To be effective  a competency framework must define the behaviours and skills needed by leaders.  Organisations then use these models and frameworks as roadmaps for their talent management processes.  Many organisations find that over time competencies breed like rabbits, creating conceptual confusion and making it hard to track performance.  


To bring clarity to the farm-yard we group competencies into four broad domains: 

Leadership domain flowchart

 

Self-management covers things like courage, drive and one’s ability to regulate and control emotions and behaviour. Relationships covers skills in initiating, building, and maintaining relationships. Leadership is about building and maintaining effective teams and promoting a vision. Professional covers the technical elements of a role, problem-solving, analysis and planning.

 

Seen this way, our competency groups form a hierarchy of trainability.

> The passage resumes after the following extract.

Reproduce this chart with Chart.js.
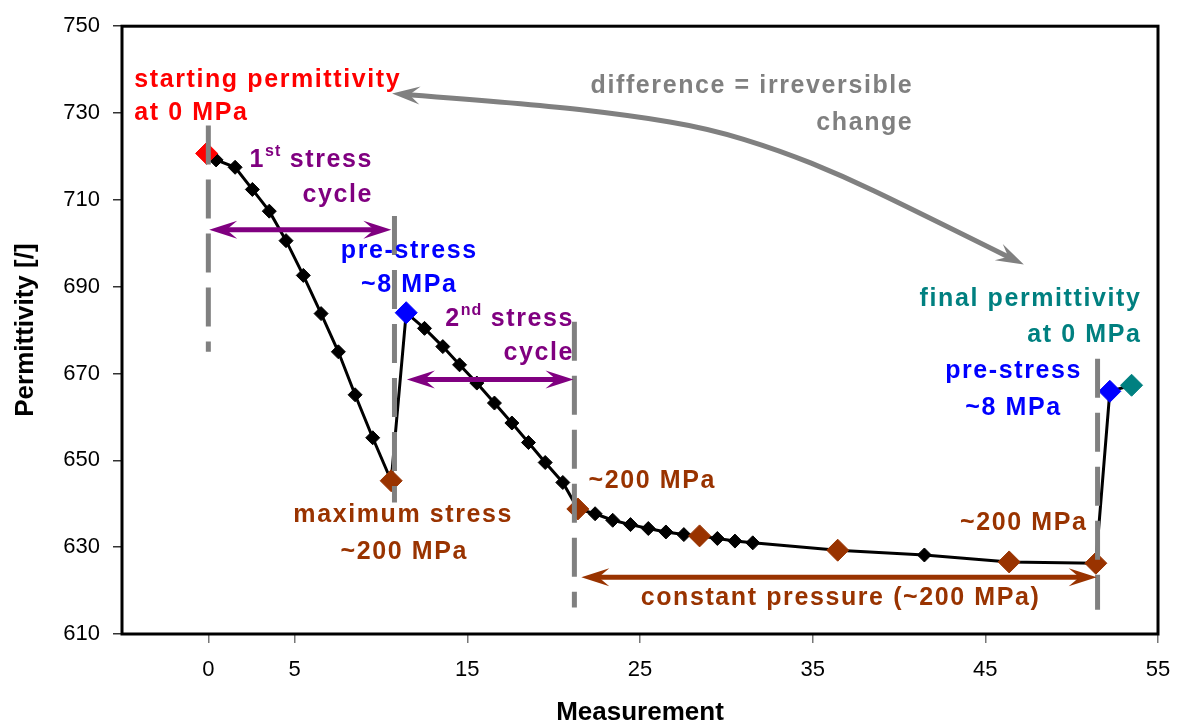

That is, the skills associated with self-management and relationships are hardest to train because hard-wired personality drives things like emotional regulation, whereas performance management (for example) is more teachable.

 

Recently we found evidence from our leadership development work confirming that some competencies are much harder to develop than others.  Reviewing data from a leadership development programme Winsborough have run with a large New Zealand organisation for over five years, we saw positive shifts in participant’s leadership, measured by 360 evaluations conducted before and after the programme’s delivery.

 

“When we looked closely at the participant cohort, we observed that the greatest changes occurred in the two domains that were more trainable: leadership and professional skills (see figure 1).  The domain with the smallest improvement was self-management, although we still observed a positive shift,” says Dave Winsborough.

 

Leadership programme measures

Figure 1: Percentage change through leadership programme by domain

 

There are three key take-outs from these findings:
  1. 1. Well-run leadership development programmes do, indeed, produce measurable improvements in management behaviour;
  2. 2. The more trainable skills of leadership are tangible; and 
  3. 3. Less change is visible from those behaviours related to how we are deep down inside.

 

From these findings we can conclude that when choosing leaders, it pays to invest time and money in personality assessments to better understand their emotional stability and personality characteristics: changing these is significantly more difficult.